The violence reached the capital, Bangui, at the beginning of the month after almost a year of relative stability.

In that incident, 70 people were killed in clashes between security forces and armed militia, and thousands were displaced.

Ms. Rochdi said that UN troops had to intervene after Muslims were denied healthcare access.

The town of Bambari has also seen armed groups return, despite becoming a “safe haven for all communities” since last year, the UN official added.

The militia aimed to put pressure on the government to grant them an amnesty but this would be a “disaster” for the country, Ms. Rochdi insisted, before adding that efforts to prevent impunity had been stepped up and had resulted in a Special Criminal Court, which is due to start work in CAR next week.

Some of its “first clients” would be “high-profile leaders of armed groups,” Ms.

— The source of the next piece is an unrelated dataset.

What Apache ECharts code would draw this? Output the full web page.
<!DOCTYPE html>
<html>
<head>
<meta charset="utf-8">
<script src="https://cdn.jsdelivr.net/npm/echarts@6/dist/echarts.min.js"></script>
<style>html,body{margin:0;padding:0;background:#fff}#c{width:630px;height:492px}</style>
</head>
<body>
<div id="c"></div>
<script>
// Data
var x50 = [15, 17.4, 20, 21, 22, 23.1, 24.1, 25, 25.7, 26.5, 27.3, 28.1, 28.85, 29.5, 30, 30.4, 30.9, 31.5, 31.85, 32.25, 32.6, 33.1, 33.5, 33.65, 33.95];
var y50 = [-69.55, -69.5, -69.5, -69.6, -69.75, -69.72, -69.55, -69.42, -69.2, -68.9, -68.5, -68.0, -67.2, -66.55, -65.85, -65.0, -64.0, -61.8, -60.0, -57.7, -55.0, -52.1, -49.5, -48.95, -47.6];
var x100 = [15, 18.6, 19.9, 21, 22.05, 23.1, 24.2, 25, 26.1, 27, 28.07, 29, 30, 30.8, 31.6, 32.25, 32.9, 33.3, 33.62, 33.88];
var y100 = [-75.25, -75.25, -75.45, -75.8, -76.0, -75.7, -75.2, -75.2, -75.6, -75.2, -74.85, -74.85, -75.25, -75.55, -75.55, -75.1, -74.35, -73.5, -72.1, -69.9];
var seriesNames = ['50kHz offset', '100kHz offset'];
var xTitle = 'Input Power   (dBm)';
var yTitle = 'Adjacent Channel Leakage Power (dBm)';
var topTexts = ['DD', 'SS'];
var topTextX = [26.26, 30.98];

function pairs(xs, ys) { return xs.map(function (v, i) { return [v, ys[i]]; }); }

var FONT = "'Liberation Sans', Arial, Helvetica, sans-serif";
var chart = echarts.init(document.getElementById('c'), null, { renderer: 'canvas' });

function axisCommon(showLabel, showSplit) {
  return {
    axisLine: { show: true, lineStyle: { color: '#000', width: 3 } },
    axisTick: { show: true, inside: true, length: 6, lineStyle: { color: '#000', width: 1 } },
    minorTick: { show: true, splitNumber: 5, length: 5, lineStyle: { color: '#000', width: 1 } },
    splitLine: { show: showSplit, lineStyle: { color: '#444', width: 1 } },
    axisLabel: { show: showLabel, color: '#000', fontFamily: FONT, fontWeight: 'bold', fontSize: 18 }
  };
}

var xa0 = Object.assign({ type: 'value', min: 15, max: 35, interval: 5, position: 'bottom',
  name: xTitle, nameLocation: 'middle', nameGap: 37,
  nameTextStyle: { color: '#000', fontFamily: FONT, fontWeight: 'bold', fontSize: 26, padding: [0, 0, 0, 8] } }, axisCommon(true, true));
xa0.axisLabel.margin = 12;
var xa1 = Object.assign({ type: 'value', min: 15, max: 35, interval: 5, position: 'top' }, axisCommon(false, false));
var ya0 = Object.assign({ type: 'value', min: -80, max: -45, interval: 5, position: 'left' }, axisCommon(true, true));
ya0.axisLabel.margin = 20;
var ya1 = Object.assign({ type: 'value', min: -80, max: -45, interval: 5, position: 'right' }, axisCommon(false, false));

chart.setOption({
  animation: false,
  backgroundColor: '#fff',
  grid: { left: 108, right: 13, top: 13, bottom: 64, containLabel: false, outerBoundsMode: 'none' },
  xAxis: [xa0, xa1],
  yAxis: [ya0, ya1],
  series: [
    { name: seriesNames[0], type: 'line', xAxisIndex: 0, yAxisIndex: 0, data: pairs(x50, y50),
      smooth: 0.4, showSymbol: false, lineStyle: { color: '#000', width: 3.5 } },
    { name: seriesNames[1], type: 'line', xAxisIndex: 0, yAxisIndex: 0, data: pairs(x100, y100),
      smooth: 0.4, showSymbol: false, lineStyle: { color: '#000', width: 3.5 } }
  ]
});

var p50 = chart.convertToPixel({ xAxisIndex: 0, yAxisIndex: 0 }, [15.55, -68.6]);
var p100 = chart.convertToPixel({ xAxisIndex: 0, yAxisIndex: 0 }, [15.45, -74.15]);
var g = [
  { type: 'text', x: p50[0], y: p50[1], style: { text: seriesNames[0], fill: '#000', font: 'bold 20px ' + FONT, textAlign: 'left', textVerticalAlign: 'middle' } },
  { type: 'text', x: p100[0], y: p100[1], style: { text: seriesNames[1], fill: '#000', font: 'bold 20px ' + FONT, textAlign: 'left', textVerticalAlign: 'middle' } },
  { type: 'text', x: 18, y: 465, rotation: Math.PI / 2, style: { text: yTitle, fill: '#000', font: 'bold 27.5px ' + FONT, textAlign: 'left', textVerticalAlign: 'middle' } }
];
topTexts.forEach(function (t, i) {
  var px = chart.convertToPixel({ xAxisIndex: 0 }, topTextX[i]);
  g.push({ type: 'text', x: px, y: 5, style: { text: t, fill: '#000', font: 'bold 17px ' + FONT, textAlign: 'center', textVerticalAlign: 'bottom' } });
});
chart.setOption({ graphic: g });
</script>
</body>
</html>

Rochdi said, adding that CAR was one of the most dangerous places on earth for humanitarians, with six people killed this year and attacks on aid workers and looting happening on a “regular” basis.

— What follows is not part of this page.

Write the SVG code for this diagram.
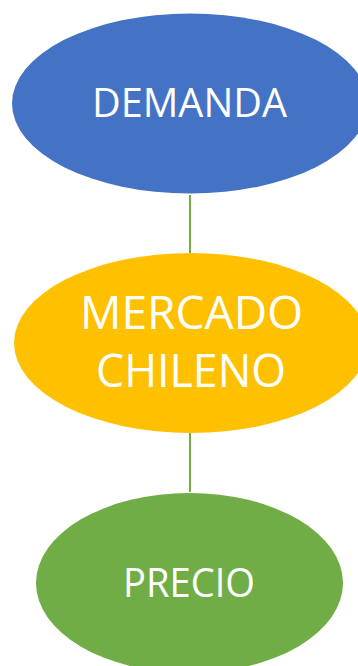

Yet despite the instability and fact that funding levels in 2017 were only 40 per cent of what was requested, she maintained that it still made a substantial difference on the ground and had helped to prepare communities to withstand future shocks too.

It meant that more than one million people had access to water, that 7,000 tonnes of humanitarian assistance were delivered and more than 60,000 children were given an education.

In addition, the aid ensured that more than 70,000 farming families received a vital seed allocation, helping them to become more self-sufficient.

More than 17,000 children from six to 59 months suffering from severe acute malnutrition were also given support.

The most important thing was that the people of CAR had some sense that they had a future, Mrs Rochdi said, adding that humanitarian assistance “is making the difference between life and death”.

Aid is also “the best way for all of us to sustain peace in CAR”, she added, since the funding gave communities hope.